Strategy is fundamentally about making choices. Who you want to be as an organization – and who you won’t be. What direction you are going – and what path you are not taking. This is what separates good strategy from bad. If you have not made any difficult decisions, you likely aren’t being strategic. I see lots of strategic plans that seem to be the result of asking each department to submit its own priority, and then listing them in a document – often meaning 7,8 or more ‘priorities’. There are no choices made.
And choice is critical to innovation. For us who use the Innovation Engineering system, we start by defining our ‘Blue Card’. This simple tool distills for us what the strategic mission is for an organization and why it is important. It also sets out the tactical constraints and identifies areas that are out of bounds. And here’s a hint – the fewer Blue Cards you have, the more focused and aligned your teams will be. The most innovative organizations have one Blue Card at the leadership level and are laser focused on solving that Strategic Mission.
Why is this focus so important? Well good strategy informs where you put your resources.

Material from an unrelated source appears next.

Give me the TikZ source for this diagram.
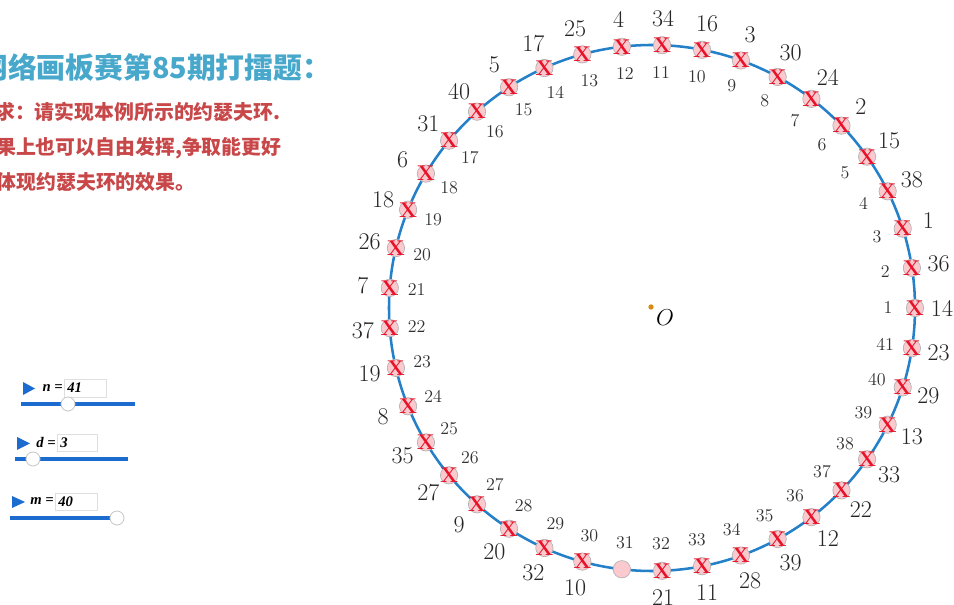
\documentclass[tikz,border=0pt]{standalone}
\usepackage{fontspec}
\usepackage{xcolor}
\usepackage{amsmath,amssymb}
\usepackage{tikz}
\newfontfamily\cjk{Noto Sans CJK SC}
\newfontfamily\timesfont{Liberation Serif}
\definecolor{ringblue}{RGB}{36,128,200}
\definecolor{ballpink}{RGB}{250,202,207}
\definecolor{crossred}{RGB}{232,18,40}
\definecolor{titleblue}{RGB}{72,168,204}
\definecolor{notered}{RGB}{200,72,74}
\definecolor{sliderblue}{RGB}{28,108,208}
\definecolor{dotorange}{RGB}{212,140,20}

\begin{document}
\begin{tikzpicture}[x=0.75pt,y=-0.75pt,
	ball/.style={circle,draw=gray!60,fill=ballpink,line width=0.5pt,minimum size=13pt,inner sep=0pt},
	cross/.style={text=crossred,font=\fontsize{16}{16}\selectfont\bfseries,inner sep=0pt},
	inlabel/.style={text=black!80,font=\fontsize{13.5}{14}\selectfont},
	outlabel/.style={text=black!85,font=\fontsize{18}{20}\selectfont},
	titletext/.style={anchor=base west,inner sep=0pt,text=titleblue,font=\cjk\bfseries\fontsize{21.6}{24}\selectfont},
	notetext/.style={anchor=base west,inner sep=0pt,text=notered,font=\cjk\bfseries\fontsize{14.9}{16}\selectfont},
	slidertext/.style={inner sep=0pt,font=\timesfont\bfseries\itshape\fontsize{11}{12}\selectfont},
	knob/.style={circle,draw=gray!45,fill=white,line width=0.6pt,minimum size=10.5pt,inner sep=0pt}]
	\useasboundingbox (0,0) rectangle (954,605);
	\fill[white] (0,0) rectangle (954,605);
	\clip (0,0) rectangle (954,605);
	% heading and task text
	\path (-21,78.6) node[titletext] (title) {网络画板赛第85期打擂题：};
	\path (-5,119.5) node[notetext] (req1) {求：请实现本例所示的约瑟夫环.};
	\path (-4,154.5) node[notetext] (req2) {果上也可以自由发挥,争取能更好};
	\path (-3.5,189.5) node[notetext] (req3) {体现约瑟夫环的效果。};
	% sliders
	\draw[sliderblue,line width=2.3pt] (21,404) -- (135,404);
	\fill[sliderblue] (23,382) -- (23,395) -- (35,388.5) -- cycle;
	\draw[gray!25,fill=white] (64,379) rectangle (106,397);
	\path (63,388) node[slidertext,anchor=east] (nlab) {n =};
	\path (67,388) node[slidertext,anchor=west] (nval) {41};
	\path (68,404) node[knob] (nknob) {};
	\draw[sliderblue,line width=2.3pt] (15,459) -- (128,459);
	\fill[sliderblue] (17,437) -- (17,450) -- (30,443.5) -- cycle;
	\draw[gray!25,fill=white] (57,434) rectangle (97,451);
	\path (56,442.5) node[slidertext,anchor=east] (dlab) {d =};
	\path (60,442.5) node[slidertext,anchor=west] (dval) {3};
	\path (33,459) node[knob] (dknob) {};
	\draw[sliderblue,line width=2.3pt] (10,518) -- (123,518);
	\fill[sliderblue] (12,496) -- (12,508) -- (25,502) -- cycle;
	\draw[gray!25,fill=white] (55,493) rectangle (97,510);
	\path (54,501.5) node[slidertext,anchor=east] (mlab) {m =};
	\path (58,501.5) node[slidertext,anchor=west] (mval) {40};
	\path (117,518) node[knob] (mknob) {};
	% the ring
	\begin{scope}[shift={(652,308)}]
		\draw[ringblue,line width=1.9pt] (0,0) circle[radius=263];
		\foreach \k/\ord in {1/14,2/36,3/1,4/38,5/15,6/2,7/24,8/30,9/3,10/16,11/34,12/4,13/25,14/17,15/5,16/40,17/31,18/6,19/18,20/26,21/7,22/37,23/19,24/8,25/35,26/27,27/9,28/20,29/32,30/10,32/21,33/11,34/28,35/39,36/12,37/22,38/33,39/13,40/29,41/23} {
			\pgfmathsetmacro\ang{-(\k-1)*360/41}
			\path (\ang:263) node[ball] (p\k) {};
			\path (\ang:263) node[cross] (x\k) {X};
			\path (\ang:236) node[inlabel] (in\k) {\k};
			\path (\ang:290) node[outlabel] (out\k) {\ord};
		}
		% the one left over
		\path (-30*360/41:263) node[ball] (p31) {};
		\path (-30*360/41:236) node[inlabel] (in31) {31};
	\end{scope}
	\path (651,307) node[circle,fill=dotorange,minimum size=4pt,inner sep=0pt] (O) {};
	\path (665,318) node[font=\fontsize{17}{18}\selectfont] (Olab) {$O$};
\end{tikzpicture}
\end{document}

Having one strategic mission means your resources are leveraged effectively to solve for your organization’s biggest opportunity or problem. You can do absolutely everything and anything – but you can’t do it all at once.
This provides clear direction to your employees and teams – if they have an idea for your identified Strategic Mission, you want to hear about it. Without this innovation priority setting, you may find your organization investing in new ideas that aren’t related to your future state, or you may never hear of the ideas from the frontline that could be truly transformational. It empowers your team to dedicate resources – human and financial – to taking on the difficult work of solving your strategic mission. The best ones are hard to solve – they will take work, collaboration, sweat, tears (hopefully no blood). But your people are likely ready to make this investment, when you give them clarity and permission that their efforts will not be wasted.